DATA FOR THIS TASK:
════

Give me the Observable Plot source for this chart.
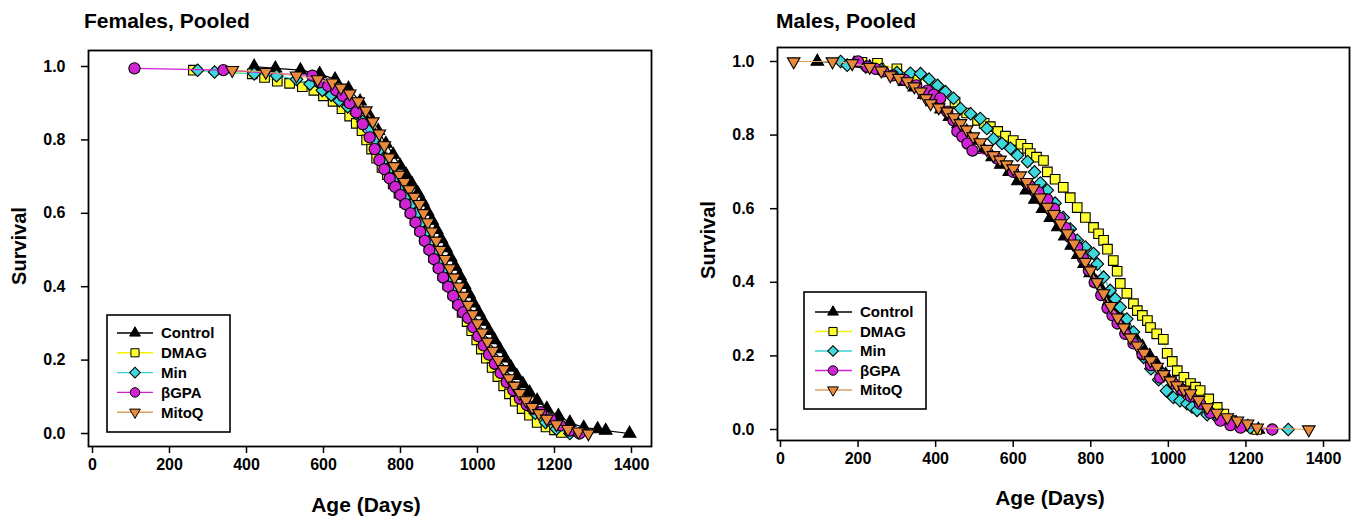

════

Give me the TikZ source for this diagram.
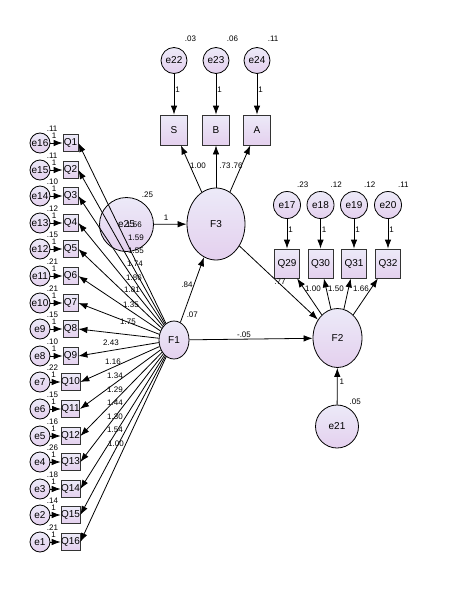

════

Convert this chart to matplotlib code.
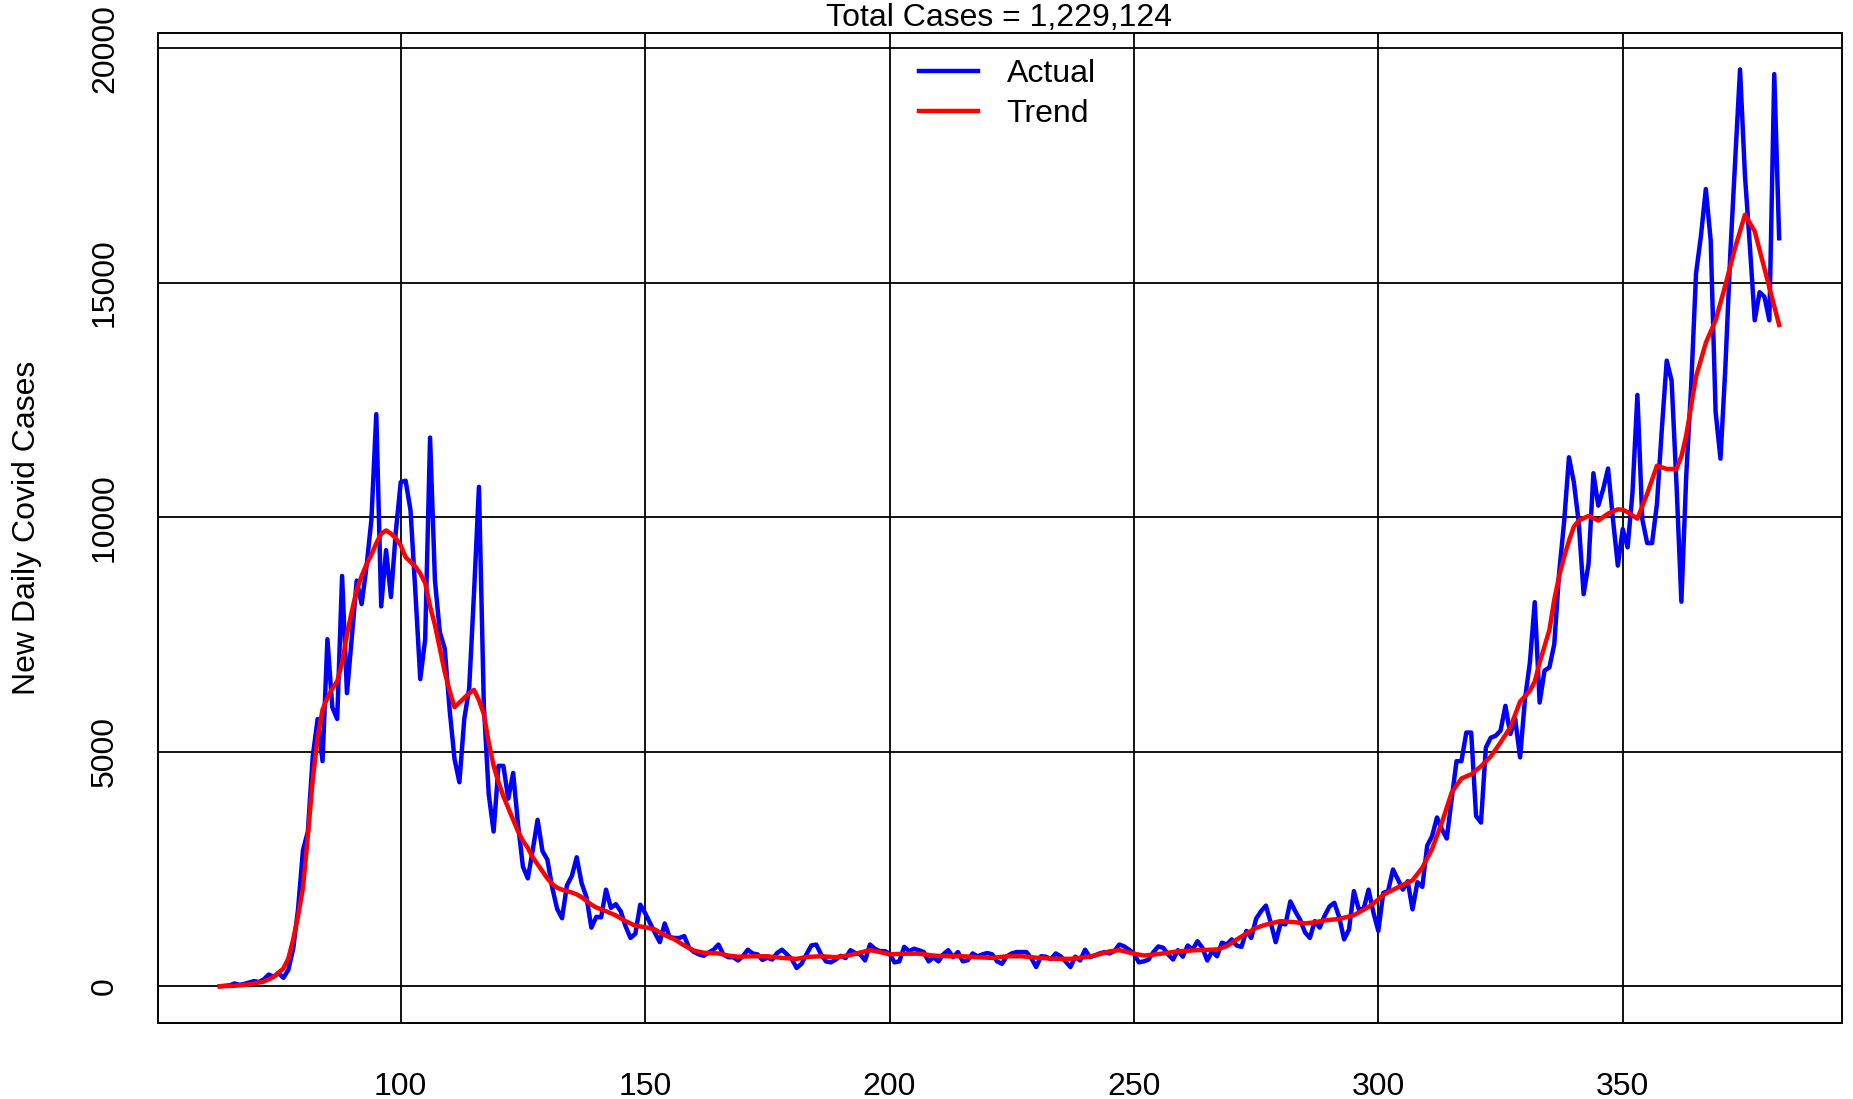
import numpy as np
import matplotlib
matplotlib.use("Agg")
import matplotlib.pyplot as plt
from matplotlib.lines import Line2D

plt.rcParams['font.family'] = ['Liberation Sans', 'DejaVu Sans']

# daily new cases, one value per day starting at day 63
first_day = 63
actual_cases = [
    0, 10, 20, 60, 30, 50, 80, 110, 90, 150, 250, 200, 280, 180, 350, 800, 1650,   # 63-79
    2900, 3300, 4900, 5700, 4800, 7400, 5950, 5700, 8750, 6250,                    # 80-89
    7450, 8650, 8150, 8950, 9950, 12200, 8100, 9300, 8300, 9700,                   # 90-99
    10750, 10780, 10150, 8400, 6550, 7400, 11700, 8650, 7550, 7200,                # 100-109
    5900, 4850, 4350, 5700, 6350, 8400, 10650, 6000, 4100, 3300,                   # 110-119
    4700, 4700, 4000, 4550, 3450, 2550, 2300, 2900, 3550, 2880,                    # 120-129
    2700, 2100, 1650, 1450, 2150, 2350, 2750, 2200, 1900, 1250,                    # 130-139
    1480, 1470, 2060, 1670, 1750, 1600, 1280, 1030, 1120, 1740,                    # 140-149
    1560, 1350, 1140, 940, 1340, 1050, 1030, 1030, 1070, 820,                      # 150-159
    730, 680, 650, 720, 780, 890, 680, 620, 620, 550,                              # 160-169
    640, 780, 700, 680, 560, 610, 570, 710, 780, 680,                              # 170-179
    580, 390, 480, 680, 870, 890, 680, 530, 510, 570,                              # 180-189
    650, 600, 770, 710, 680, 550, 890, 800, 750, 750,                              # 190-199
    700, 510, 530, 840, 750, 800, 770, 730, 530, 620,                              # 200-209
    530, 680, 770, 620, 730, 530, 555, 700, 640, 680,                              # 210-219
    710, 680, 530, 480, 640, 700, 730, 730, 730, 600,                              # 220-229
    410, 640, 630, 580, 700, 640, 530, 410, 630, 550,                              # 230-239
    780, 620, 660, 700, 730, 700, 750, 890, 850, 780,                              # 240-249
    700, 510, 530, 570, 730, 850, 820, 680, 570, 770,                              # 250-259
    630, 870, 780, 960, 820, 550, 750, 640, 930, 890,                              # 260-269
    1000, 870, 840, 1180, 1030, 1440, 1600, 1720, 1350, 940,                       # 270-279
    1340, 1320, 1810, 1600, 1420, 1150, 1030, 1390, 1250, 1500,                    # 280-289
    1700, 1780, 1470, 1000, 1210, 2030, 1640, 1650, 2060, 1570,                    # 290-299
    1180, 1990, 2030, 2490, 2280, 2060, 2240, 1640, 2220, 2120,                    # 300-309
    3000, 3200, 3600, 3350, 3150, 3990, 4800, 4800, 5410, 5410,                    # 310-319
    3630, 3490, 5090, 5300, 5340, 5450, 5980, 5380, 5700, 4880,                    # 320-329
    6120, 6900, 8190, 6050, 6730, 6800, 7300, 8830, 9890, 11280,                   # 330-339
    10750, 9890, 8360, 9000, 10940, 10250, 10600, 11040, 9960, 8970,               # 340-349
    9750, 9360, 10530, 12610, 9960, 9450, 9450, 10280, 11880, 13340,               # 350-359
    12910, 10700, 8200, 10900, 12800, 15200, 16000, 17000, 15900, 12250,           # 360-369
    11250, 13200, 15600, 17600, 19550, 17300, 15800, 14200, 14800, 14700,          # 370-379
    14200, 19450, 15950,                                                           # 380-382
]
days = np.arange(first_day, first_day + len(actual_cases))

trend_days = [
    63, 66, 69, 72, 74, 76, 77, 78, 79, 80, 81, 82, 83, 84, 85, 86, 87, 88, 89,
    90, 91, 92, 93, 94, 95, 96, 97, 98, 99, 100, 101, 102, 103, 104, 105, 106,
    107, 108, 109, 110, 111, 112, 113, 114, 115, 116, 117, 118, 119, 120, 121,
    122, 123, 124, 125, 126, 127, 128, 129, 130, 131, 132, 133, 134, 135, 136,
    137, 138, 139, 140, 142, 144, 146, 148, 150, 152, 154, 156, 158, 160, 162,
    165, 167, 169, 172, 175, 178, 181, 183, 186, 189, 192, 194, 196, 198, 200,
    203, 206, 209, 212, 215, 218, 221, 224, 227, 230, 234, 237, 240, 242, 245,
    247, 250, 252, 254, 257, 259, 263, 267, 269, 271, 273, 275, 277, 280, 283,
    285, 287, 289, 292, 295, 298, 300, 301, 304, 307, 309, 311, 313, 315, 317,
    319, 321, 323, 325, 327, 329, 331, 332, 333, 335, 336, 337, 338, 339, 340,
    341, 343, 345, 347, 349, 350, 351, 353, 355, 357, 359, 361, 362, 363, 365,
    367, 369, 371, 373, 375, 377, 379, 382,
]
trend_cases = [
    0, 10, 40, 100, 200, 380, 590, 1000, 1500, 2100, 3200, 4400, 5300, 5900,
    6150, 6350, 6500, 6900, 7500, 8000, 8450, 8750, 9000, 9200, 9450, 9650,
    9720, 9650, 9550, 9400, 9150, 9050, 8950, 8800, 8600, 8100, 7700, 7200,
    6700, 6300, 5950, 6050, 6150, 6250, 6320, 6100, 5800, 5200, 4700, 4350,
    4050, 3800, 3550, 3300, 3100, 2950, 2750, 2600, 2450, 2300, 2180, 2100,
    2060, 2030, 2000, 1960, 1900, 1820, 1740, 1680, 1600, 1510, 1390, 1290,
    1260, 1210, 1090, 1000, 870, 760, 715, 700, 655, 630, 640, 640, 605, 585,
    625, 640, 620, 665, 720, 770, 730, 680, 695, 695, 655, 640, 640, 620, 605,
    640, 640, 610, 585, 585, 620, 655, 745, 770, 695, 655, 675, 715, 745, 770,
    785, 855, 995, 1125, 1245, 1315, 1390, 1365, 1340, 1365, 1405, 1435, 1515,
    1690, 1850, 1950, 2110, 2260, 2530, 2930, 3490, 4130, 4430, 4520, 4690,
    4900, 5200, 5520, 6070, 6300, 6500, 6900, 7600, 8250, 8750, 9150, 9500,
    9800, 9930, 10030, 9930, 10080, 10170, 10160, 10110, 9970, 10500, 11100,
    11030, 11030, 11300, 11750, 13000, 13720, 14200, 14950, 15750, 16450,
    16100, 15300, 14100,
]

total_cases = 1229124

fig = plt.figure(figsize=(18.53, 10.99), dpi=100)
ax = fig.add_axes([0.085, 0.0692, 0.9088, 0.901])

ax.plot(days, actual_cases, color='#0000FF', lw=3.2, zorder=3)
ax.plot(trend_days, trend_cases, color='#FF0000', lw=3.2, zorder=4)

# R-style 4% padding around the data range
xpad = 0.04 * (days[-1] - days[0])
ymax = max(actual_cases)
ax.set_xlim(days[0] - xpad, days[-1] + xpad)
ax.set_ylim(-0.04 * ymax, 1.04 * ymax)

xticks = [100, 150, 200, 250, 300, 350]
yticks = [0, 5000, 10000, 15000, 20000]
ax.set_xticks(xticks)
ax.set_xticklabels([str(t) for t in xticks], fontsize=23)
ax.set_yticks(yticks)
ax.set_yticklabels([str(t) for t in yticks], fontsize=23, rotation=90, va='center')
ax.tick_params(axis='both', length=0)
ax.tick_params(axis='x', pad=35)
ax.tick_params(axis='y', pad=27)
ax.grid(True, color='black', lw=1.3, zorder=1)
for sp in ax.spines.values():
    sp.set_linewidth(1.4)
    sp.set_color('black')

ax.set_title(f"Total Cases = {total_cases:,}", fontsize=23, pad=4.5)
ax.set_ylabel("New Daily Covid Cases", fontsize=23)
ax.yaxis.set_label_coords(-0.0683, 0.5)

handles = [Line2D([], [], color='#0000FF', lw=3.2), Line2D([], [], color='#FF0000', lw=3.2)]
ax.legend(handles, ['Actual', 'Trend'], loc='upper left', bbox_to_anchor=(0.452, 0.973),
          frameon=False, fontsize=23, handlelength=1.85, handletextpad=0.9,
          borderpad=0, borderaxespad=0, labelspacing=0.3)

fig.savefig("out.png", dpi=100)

════

AIM OF THE EXERCISE:
In the listing above, find the line with "Convert this chart to matplotlib code." and the line with "plt.rcParams['font.family'] = ['Liberation". Set down both and every line between them, minus the pictures.

IN RESPONSE:
Convert this chart to matplotlib code.
import numpy as np
import matplotlib
matplotlib.use("Agg")
import matplotlib.pyplot as plt
from matplotlib.lines import Line2D

plt.rcParams['font.family'] = ['Liberation Sans', 'DejaVu Sans']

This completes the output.